Problem statement:
Pull each line holding "LaTeX" out of the entries below.

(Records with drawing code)
"""

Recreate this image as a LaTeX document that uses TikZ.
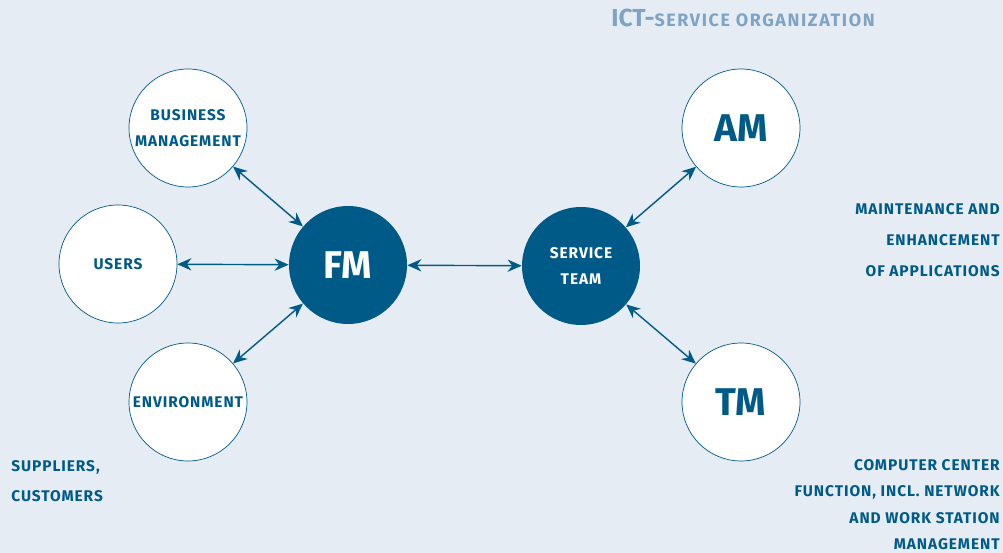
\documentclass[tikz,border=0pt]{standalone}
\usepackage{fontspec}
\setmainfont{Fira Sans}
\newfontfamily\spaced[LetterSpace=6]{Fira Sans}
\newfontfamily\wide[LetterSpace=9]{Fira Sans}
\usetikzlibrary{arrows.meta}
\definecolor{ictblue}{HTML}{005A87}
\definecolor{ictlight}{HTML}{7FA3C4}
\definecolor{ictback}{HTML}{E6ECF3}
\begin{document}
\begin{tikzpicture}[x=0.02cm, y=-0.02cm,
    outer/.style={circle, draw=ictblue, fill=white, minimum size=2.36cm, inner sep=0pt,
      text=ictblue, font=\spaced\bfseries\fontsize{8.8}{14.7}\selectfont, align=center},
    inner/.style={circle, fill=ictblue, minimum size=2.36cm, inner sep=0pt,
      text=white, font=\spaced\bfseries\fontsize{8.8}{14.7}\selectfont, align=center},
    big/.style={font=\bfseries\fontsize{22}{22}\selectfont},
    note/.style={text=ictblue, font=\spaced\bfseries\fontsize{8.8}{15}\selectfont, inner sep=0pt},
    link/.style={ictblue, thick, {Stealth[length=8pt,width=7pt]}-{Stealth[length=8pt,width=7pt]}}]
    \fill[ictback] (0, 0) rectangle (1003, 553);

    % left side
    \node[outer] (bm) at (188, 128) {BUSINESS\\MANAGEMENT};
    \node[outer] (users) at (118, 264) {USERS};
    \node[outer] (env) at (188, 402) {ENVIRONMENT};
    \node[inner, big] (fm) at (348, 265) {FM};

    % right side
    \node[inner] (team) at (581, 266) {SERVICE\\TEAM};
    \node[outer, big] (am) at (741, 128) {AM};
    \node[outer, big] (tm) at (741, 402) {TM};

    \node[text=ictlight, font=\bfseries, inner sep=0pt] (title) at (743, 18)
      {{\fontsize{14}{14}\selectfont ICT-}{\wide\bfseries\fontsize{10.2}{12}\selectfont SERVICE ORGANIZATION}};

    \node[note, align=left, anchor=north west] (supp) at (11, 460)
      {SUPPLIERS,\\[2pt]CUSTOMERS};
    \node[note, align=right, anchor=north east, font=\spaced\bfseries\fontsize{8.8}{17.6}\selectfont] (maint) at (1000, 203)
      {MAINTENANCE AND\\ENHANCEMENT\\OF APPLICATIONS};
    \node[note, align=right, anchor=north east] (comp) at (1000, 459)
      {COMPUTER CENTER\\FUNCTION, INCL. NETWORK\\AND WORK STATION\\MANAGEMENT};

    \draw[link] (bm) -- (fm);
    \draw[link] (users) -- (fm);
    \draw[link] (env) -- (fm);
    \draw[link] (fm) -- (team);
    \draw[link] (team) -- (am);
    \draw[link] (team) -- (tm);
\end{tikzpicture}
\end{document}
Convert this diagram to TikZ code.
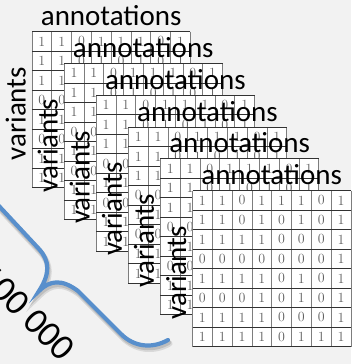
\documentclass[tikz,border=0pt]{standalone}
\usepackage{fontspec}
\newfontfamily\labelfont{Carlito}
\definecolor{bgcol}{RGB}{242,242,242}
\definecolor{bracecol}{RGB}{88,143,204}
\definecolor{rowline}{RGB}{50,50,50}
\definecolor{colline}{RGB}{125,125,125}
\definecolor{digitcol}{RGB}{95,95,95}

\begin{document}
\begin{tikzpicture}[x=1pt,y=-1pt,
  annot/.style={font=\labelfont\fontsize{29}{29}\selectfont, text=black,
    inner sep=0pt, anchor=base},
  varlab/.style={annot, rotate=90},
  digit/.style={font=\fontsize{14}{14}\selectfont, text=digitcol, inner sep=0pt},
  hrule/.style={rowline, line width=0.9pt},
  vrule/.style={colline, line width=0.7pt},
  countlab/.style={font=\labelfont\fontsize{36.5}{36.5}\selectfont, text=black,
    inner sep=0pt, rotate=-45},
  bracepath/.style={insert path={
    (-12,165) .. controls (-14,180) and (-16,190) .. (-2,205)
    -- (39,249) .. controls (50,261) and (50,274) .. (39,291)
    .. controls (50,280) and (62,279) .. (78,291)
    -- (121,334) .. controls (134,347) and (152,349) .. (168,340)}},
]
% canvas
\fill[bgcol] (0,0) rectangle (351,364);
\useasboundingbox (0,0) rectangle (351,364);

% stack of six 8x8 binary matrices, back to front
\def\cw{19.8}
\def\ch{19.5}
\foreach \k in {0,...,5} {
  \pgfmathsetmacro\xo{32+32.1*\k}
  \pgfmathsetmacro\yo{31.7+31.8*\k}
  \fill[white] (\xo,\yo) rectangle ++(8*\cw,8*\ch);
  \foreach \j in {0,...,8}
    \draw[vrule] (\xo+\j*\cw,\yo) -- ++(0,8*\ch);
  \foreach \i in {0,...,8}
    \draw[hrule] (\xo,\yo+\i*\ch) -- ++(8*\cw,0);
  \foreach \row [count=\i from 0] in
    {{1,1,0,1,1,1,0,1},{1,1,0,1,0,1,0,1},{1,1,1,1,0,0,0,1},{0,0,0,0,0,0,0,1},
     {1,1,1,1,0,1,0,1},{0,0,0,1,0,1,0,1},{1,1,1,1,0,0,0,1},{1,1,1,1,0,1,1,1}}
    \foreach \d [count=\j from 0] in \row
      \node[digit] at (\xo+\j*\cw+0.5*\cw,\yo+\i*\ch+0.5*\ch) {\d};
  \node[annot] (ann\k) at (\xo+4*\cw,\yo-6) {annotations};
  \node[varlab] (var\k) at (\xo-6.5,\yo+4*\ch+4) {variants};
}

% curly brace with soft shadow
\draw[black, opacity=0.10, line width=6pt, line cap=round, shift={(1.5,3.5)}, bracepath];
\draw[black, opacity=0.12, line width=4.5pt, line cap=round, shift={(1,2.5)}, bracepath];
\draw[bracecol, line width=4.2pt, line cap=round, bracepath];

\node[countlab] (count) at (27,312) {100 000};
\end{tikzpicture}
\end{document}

"""
"""

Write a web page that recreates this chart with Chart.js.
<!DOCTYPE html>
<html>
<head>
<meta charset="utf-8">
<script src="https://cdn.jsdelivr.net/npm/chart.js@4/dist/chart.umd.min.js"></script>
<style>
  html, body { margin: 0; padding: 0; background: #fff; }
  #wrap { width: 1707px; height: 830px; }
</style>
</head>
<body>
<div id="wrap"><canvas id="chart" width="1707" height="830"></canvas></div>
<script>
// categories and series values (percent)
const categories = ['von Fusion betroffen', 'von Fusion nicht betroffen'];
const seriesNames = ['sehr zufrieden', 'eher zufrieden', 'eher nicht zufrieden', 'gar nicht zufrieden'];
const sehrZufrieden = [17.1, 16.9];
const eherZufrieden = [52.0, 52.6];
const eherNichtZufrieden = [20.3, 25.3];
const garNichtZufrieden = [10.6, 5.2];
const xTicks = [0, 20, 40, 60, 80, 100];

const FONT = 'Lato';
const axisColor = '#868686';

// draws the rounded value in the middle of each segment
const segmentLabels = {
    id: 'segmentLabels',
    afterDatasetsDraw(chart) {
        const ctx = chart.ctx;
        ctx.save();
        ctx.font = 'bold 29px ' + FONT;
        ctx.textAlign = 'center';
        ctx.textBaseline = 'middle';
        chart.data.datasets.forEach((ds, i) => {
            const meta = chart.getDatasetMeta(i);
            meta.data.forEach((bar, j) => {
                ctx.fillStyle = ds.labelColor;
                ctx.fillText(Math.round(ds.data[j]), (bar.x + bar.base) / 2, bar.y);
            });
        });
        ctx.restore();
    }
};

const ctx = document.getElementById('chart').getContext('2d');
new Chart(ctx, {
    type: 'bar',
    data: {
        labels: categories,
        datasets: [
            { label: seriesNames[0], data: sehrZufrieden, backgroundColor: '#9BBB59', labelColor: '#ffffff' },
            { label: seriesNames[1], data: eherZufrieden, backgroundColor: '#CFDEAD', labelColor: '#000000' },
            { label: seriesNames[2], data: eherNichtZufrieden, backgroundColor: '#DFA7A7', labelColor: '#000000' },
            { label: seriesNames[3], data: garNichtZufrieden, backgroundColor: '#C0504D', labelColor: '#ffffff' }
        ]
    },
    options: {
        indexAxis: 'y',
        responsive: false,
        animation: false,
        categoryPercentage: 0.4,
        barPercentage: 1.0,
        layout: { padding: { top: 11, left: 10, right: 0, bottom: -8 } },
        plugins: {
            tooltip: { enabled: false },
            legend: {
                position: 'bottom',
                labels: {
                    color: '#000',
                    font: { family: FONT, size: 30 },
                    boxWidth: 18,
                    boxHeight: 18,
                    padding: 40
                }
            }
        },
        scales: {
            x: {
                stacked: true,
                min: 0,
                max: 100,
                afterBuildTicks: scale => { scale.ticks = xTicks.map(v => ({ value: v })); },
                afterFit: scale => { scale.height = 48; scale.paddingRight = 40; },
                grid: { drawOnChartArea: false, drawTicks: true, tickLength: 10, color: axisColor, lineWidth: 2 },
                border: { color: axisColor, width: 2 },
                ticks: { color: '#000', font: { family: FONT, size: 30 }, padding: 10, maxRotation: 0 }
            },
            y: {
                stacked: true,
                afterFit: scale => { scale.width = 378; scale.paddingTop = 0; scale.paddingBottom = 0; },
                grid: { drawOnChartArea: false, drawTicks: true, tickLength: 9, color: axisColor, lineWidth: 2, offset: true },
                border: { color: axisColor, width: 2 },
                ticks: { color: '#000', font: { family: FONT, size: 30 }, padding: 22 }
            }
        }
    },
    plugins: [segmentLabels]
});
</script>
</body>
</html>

"""
"""

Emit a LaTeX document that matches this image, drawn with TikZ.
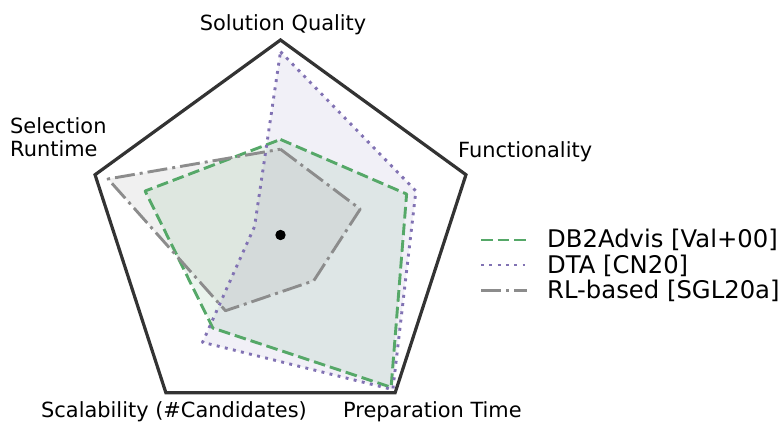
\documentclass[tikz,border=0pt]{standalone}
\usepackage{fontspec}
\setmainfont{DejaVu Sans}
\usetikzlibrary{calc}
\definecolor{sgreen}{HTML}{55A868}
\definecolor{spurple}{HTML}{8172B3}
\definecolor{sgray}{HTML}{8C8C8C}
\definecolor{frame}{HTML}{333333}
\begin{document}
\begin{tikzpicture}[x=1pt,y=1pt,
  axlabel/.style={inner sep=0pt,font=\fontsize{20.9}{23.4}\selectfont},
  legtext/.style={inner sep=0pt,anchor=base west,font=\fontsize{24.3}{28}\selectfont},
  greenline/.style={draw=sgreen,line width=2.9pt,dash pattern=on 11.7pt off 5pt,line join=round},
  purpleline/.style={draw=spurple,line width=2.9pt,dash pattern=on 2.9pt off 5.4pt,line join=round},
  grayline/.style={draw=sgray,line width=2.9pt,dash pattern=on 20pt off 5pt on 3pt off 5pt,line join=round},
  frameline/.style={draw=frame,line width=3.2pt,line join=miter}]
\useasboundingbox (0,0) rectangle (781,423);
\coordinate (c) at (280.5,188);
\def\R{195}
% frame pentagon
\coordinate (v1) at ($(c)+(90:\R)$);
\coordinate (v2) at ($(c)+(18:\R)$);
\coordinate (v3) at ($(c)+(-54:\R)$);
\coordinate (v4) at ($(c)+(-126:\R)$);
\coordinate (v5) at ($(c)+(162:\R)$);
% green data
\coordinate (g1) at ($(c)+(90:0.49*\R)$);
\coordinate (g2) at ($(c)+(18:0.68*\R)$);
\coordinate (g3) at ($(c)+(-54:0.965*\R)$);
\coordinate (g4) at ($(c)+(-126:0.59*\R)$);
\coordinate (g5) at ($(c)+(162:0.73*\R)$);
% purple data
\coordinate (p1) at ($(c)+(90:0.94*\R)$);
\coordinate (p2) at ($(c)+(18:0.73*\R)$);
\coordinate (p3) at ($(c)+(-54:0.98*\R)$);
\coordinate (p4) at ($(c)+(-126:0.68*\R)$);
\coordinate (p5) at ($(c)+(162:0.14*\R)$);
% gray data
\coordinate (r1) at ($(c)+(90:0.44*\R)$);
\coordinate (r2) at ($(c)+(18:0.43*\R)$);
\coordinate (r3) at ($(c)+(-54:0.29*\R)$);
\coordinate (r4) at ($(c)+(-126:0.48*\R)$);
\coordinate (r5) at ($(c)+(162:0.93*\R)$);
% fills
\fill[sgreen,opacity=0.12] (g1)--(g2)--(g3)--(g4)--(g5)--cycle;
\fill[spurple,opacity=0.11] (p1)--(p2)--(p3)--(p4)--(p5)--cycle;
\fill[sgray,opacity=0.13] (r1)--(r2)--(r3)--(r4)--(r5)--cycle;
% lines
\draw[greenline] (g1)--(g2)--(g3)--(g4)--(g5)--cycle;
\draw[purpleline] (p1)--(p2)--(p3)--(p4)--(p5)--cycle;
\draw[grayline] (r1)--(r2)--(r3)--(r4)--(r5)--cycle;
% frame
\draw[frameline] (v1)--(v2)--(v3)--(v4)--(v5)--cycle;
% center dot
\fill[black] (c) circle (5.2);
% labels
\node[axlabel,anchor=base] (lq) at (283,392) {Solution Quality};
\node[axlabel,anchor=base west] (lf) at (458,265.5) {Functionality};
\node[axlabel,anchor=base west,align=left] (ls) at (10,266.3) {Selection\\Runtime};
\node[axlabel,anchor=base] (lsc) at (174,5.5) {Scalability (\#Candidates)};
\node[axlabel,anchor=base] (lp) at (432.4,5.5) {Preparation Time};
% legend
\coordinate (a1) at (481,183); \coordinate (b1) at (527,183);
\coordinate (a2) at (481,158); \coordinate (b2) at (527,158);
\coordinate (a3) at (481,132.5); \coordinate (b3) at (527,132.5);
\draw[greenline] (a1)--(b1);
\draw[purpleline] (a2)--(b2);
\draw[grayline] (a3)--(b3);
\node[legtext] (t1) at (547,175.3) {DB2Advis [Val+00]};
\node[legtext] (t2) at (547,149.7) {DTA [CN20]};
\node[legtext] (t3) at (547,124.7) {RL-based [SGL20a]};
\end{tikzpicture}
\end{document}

"""

Problem solution:
Recreate this image as a LaTeX document that uses TikZ.
Emit a LaTeX document that matches this image, drawn with TikZ.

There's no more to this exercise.